May 8 2007
Alzheimer's disease, Parkinson's disease, type 2 diabetes, the human version of mad cow disease (Creutzfeldt-Jakob disease), and other degenerative diseases are more closely related at the molecular level than many scientists realized, an international team of researchers, including an ESRF researcher, report in the journal Nature.
The brains of patients with these diseases contain harmful rope-like structures known as amyloid fibrils, which are protein molecules linked by water-tight “molecular zippers”.
“We have shown that the fibrils have a common atomic-level structure,” said David Eisenberg, a UCLA-DOE professor of chemistry and biology and a member of the research team. “All of these diseases are similar at the molecular level; all of them have a dry steric zipper.

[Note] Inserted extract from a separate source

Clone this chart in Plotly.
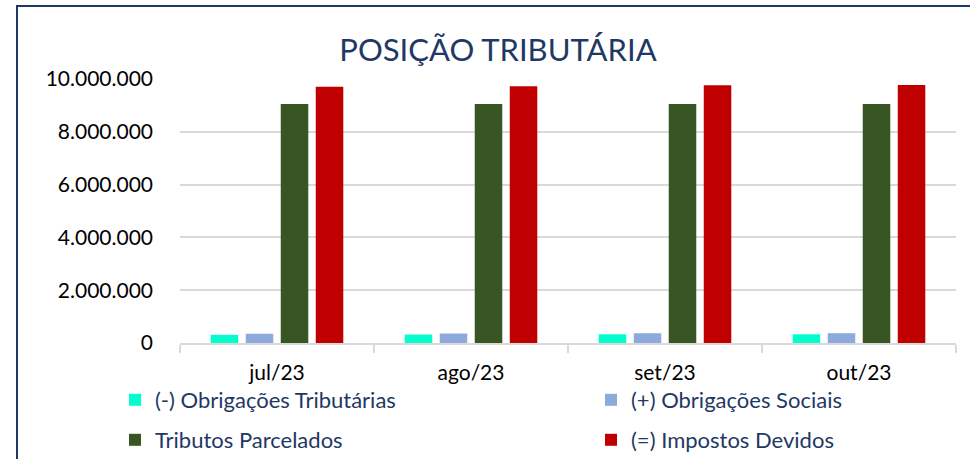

With each disease, a different protein transforms into amyloid fibrils, but the proteins are very similar at the atomic level.”
The UCLA team, together with scientists from the University of Copenhagen and the ESRF, carried out part of their research at the microfocus beamline at the ESRF, where they used a very small beam of X-rays to study micro-crystals. “It has been a great international collaboration,” Eisenberg said.
The research, while still preliminary, could help scientists develop tools for diagnosing these diseases, and potentially for treating them through “structure-based drug design,” said Eisenberg.
The researchers report 11 new three-dimensional structures of fibril forming segments, including those for both of the main proteins that form amyloid fibrils in Alzheimer’s disease.
“It has been a joy to see so many new structures,” said Michael Sawaya, member of the team. “We see many similarities, but some details are different. As we study more structures, we expect to determine the common features among them”.
“It is clear from the positions of the atoms where the zipper is,” Sawaya added. “Like pieces in a jigsaw puzzle, they have to fit together just right. We are finding out how they fit together. We don’t yet know all the ways of forming the zippers; we are working to fill in the missing pieces and are hopeful of doing so.”
The research shows that very short segments of proteins are involved in forming amyloid fibrils; Eisenberg and his colleagues know some of the segments. Knowing the segments makes it easier to design tests to detect whether a new drug is effective, Eisenberg noted. Several of the disease-related proteins contain more than one amyloid fibril-forming segment.
If the molecular zipper is universal in amyloid fibrils, as Eisenberg believes, is it possible to pry open the zipper or prevent its formation? The team can now produce fibrils and has developed a test to determine whether the fibrils break up, using a wide variety of chemical compounds. This strategy could be potentially used to break up the fibrils.
A mystery on which the new Nature paper sheds light is what causes different strains of prions (infectious proteins) in which the protein sequence is identical. Scientists present a strong hypothesis that the origin of prion strains is encoded in the packing of the molecules in the fibrils.
In an earlier Nature paper (9 June 2005), Eisenberg and his colleagues presented the three-dimensional structure of an amyloid-like protein from yeast that revealed the surprising molecular zipper.“In 2005, we were like prospectors who found flakes of gold in a stream,” Eisenberg said. “Now we see the real nuggets. In this paper, we present atomic-level structures for crystals related to fibrils from proteins associated with numerous human diseases.”